Monday, July 23, 2012

“It is better to be hated for what you are than to be loved for what you are not.”

My decision to start blogging partly stemmed from an experience I recently had involving my inability to open up and trust someone. By the time I was ready to open up, it was too late. Someone else was able to do what I couldn't and I missed my chance to possibly grow closer to this person.

I was laying in bed one night upset with myself for not having the ability to be me and I realized that I don't even know me. I could stare at my reflection for hours and not really know the person looking back at me. It's a strange feeling that I don't believe I can fully describe, but I came to the realization that because I don't know me...no one else really has either. My whole life..my parents, my brother, boyfriends, friends... has anyone gotten to really see me for who I am?

Due to my experiences growing up, I think that I have become so afraid to be comfortable in my own skin and it does not have to do with anything physical. I am comfortable with my body...it's about who I am as a human being that I am disconnected from. Our mundane lives get in the way of us having the ability to dig deep inside ourselves...at least in mine. In my own life, I feel like everyone I know has only scratched the surface of who I am. Some have just not wanted to get to know me and I think that's a shame as I pride myself on treating everyone equally and I'm a caring guy. It isn't enough for me to go about what I see as a transparent everyday life. I want to have a deeper connection with a least one other person in my life. Hopefully someday that will be the man I marry. In the meantime, I want to have that connection with myself. Blogging has given me the opportunity to step back and write about my feelings and my experiences, allowing me to understand myself better and to allow others to get to know me on a deeper level.

“It is better to be hated for what you are than to be loved for what you are not.” Andre Gide. I found this quote online the other day and I fell in love with it.

The feedback I received from others regarding my last blog was very touching.  I'm not sorry for what happened to me in my youth because it caused me to test my inner strength and it has carried me through. When I take the time and think about what qualities I consider are my strongest, my inner strength, is the one that I always pride myself on. No matter what shit happens to me on a daily basis, I can take it. I don't let fear or sadness take control of me. I will give myself a moment to take in that emotion and let it overpower me but I will force it out as quickly as it came in. I'll never be a pessimist...it is just not in my nature and as much I look back and think about how I had some really fucked up times in my life there is always someone out there who has it a lot worse than I.

There was a time in my life where I resented my parents for making so many wrong choices in life and I was so envious of my friends who had parents that could actually support them through College and beyond. I didn't want everything handed to me, but I wanted some help when I needed it. I don't blame my mom as much as my dad, because many of his choices caused our family problems, but I was so angry at both of them. Now that I am older and mature I look at what they sacrificed just to give my brother and I the little that we could have and I respect them a bit more. Growing up I lived in a one bedroom apartment in Yonkers. My parents didn't have a bedroom, they slept on a mattress in the living room and my brother and I shared a bedroom. First we had bunkbeds and then as we got older that bedroom pretty much was split in half. You could tell which half was mine by the Zack Morris and NKOTB pictures I had on my wall from Teen Beat magazine.  This lifestyle was normal to me and I just assumed living in a house was a major luxury I'd never come to know.

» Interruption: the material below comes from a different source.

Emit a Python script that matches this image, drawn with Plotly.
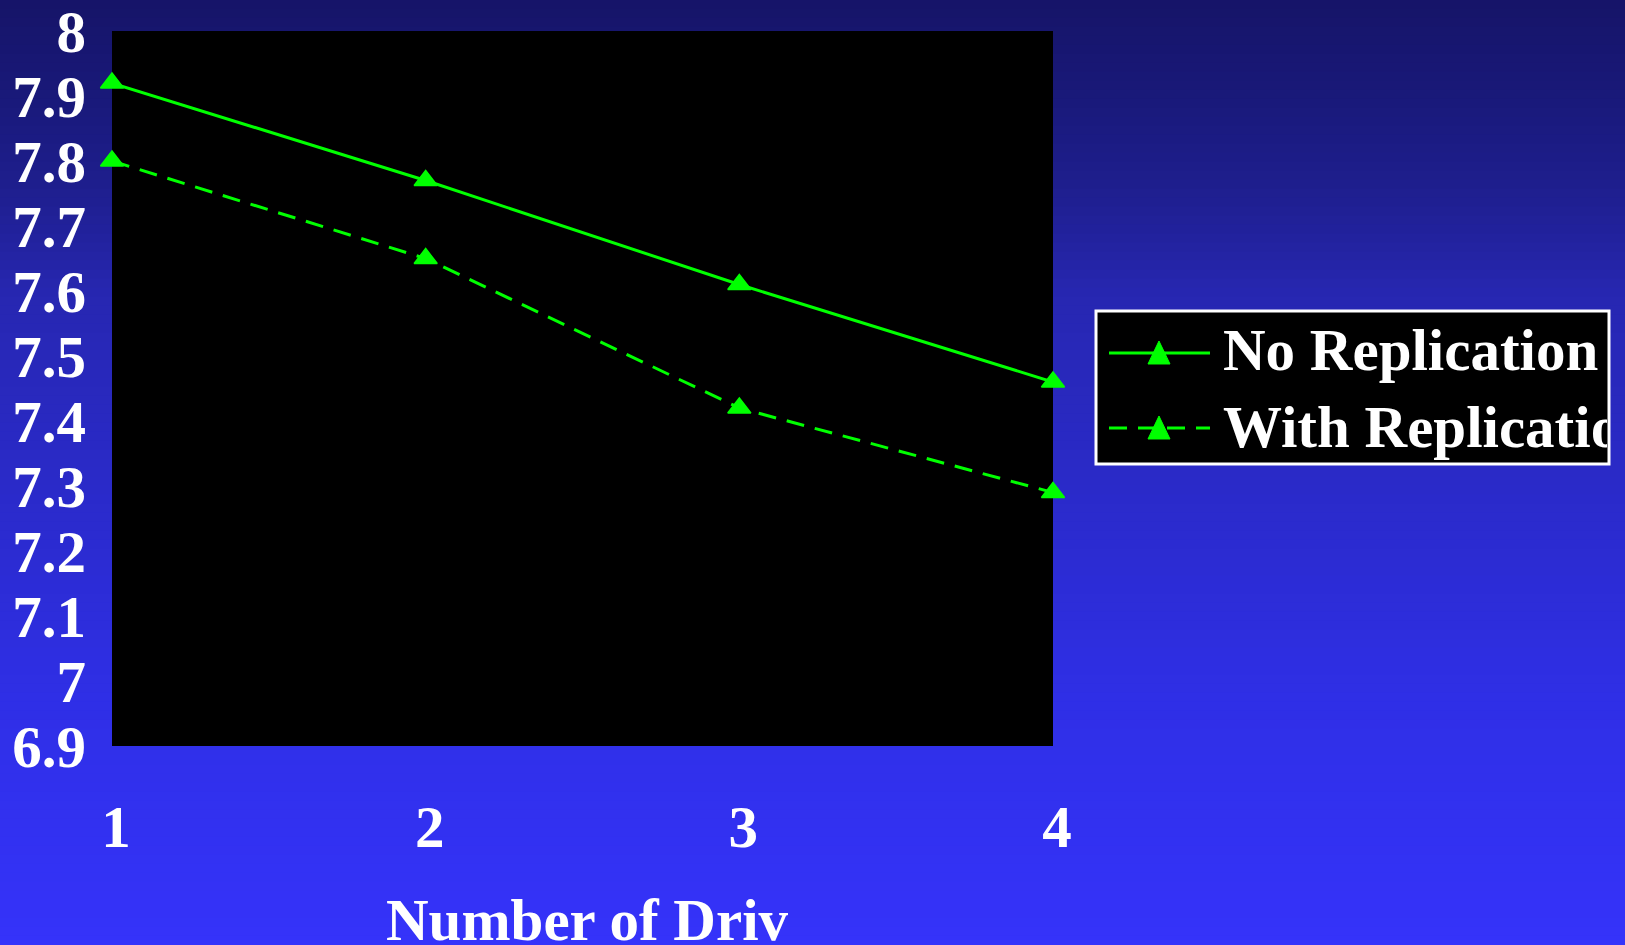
import plotly.graph_objects as go

# ---- data ----
drives = [1, 2, 3, 4]
no_replication = [7.92, 7.77, 7.61, 7.46]
with_replication = [7.80, 7.65, 7.42, 7.29]
y_tickvals = [6.9, 7.0, 7.1, 7.2, 7.3, 7.4, 7.5, 7.6, 7.7, 7.8, 7.9, 8.0]
y_ticktext = ["6.9", "7", "7.1", "7.2", "7.3", "7.4", "7.5", "7.6", "7.7", "7.8", "7.9", "8"]
x_tickvals = [1, 2, 3, 4]
x_ticktext = ["1", "2", "3", "4"]
series_names = ["No Replication", "With Replication"]
x_title = "Number of Drives"

# ---- layout geometry (pixels) ----
W, H = 1625, 945
L, R, T, B = 112, 1053, 31, 746

def fx(px):
    return (px - L) / (R - L)

def fy(py):
    return (B - py) / (B - T)

FONT = "Liberation Serif, Times New Roman, serif"
FS = 59
GREEN = "#00ff00"

fig = go.Figure()
fig.add_trace(go.Scatter(
    x=drives, y=no_replication, name=series_names[0], mode="lines+markers",
    line=dict(color=GREEN, width=3),
    marker=dict(symbol="triangle-up", size=20, color=GREEN, line=dict(color=GREEN, width=1.5)),
    cliponaxis=False, showlegend=False))
fig.add_trace(go.Scatter(
    x=drives, y=with_replication, name=series_names[1], mode="lines+markers",
    line=dict(color=GREEN, width=3, dash="18px,11px"),
    marker=dict(symbol="triangle-up", size=20, color=GREEN, line=dict(color=GREEN, width=1.5)),
    cliponaxis=False, showlegend=False))

# ---- gradient background ----
stops = [(0, (22, 20, 104)), (100, (25, 25, 122)), (200, (31, 31, 145)),
         (300, (39, 39, 178)), (480, (42, 42, 200)), (700, (47, 47, 230)),
         (945, (53, 51, 250))]

def col(py):
    for (y0, c0), (y1, c1) in zip(stops[:-1], stops[1:]):
        if y0 <= py <= y1:
            t = (py - y0) / (y1 - y0)
            return "rgb(%d,%d,%d)" % tuple(round(a + (b - a) * t) for a, b in zip(c0, c1))
    return "rgb(%d,%d,%d)" % stops[-1][1]

shapes = []
step = 9
for py in range(0, H, step):
    shapes.append(dict(type="rect", xref="paper", yref="paper", layer="below",
                       x0=fx(-5), x1=fx(W + 5), y0=fy(py - 0.5), y1=fy(py + step + 0.5),
                       fillcolor=col(py + step / 2), line=dict(width=0)))
# plot area black
shapes.append(dict(type="rect", xref="paper", yref="paper", layer="below",
                   x0=0, x1=1, y0=0, y1=1, fillcolor="black", line=dict(width=0)))

# ---- manual legend ----
LX0, LX1, LY0, LY1 = 1096, 1609, 311, 464
shapes.append(dict(type="rect", xref="paper", yref="paper", layer="above",
                   x0=fx(LX0), x1=fx(LX1), y0=fy(LY0), y1=fy(LY1),
                   fillcolor="black", line=dict(color="white", width=3)))
for ly, dash in [(353, "solid"), (428, "18px,11px")]:
    shapes.append(dict(type="line", xref="paper", yref="paper", layer="above",
                       x0=fx(1109), x1=fx(1210), y0=fy(ly), y1=fy(ly),
                       line=dict(color=GREEN, width=3, dash=dash)))
    cx, apex, base = 1159, ly - 12, ly + 11
    path = "M %f,%f L %f,%f L %f,%f Z" % (fx(cx - 11), fy(base), fx(cx + 11), fy(base), fx(cx), fy(apex))
    shapes.append(dict(type="path", xref="paper", yref="paper", layer="above",
                       path=path, fillcolor=GREEN, line=dict(color=GREEN, width=1)))

annotations = []
for name, cy in zip(series_names, [350, 427]):
    annotations.append(dict(text=name, xref="paper", yref="paper", x=fx(1222), y=fy(cy),
                            xanchor="left", yanchor="middle", align="left", width=384,
                            borderpad=0, showarrow=False,
                            font=dict(family=FONT, size=FS, color="white", weight="bold")))
annotations.append(dict(text=x_title, xref="paper", yref="paper", x=fx(385), y=fy(920),
                        xanchor="left", yanchor="middle", align="left", width=402,
                        borderpad=0, showarrow=False,
                        font=dict(family=FONT, size=FS, color="white", weight="bold")))

fig.update_layout(
    width=W, height=H,
    margin=dict(l=L, r=W - R, t=T, b=H - B, pad=0),
    paper_bgcolor="#22228a", plot_bgcolor="black",
    shapes=shapes, annotations=annotations, showlegend=False,
    xaxis=dict(range=[1, 4], tickvals=x_tickvals, ticktext=x_ticktext,
               showgrid=False, zeroline=False, showline=False,
               ticks="", ticklabelstandoff=41, ticklabelshift=4, automargin=False,
               ticklabeloverflow="allow",
               tickfont=dict(family=FONT, size=FS, color="white", weight="bold")),
    yaxis=dict(range=[6.9, 8.0001], tickvals=y_tickvals, ticktext=y_ticktext,
               showgrid=False, zeroline=False, showline=False,
               ticks="", ticklabelstandoff=25, automargin=False,
               ticklabeloverflow="allow",
               tickfont=dict(family=FONT, size=FS, color="white", weight="bold")),
)

fig.write_html("out.html")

When my mom was diagnosed with Multiple Sclerosis, I was about 10 or 11 and when I reached my teenage years I was embarrased to be seen with her. How selfish was I....right? I just wanted a mom who could walk normally and we didn't get stared at whenever I had to help her walk with her arm around mine. It was a struggle in school and a struggle at home especially by 15 when my Dad left my mom for another woman. It was just me having to take care of her, taking her to rehab, helping her around the house, helping her up when she would fall. One time I had come home from school after a day of mental abuse to find my mom laying on the bathroom floor because she fell and couldn't get back up. By the time I reached 18 I felt guilty for leaving for college, but even more guilty for parts of me not caring. I needed out. The point is despite the mental and physical pain my mom has endured for so long which led to depression at times, she has remained strong. That has to be where I get my inner strength and I hope one day I can carry that inner strength on to a child of my own.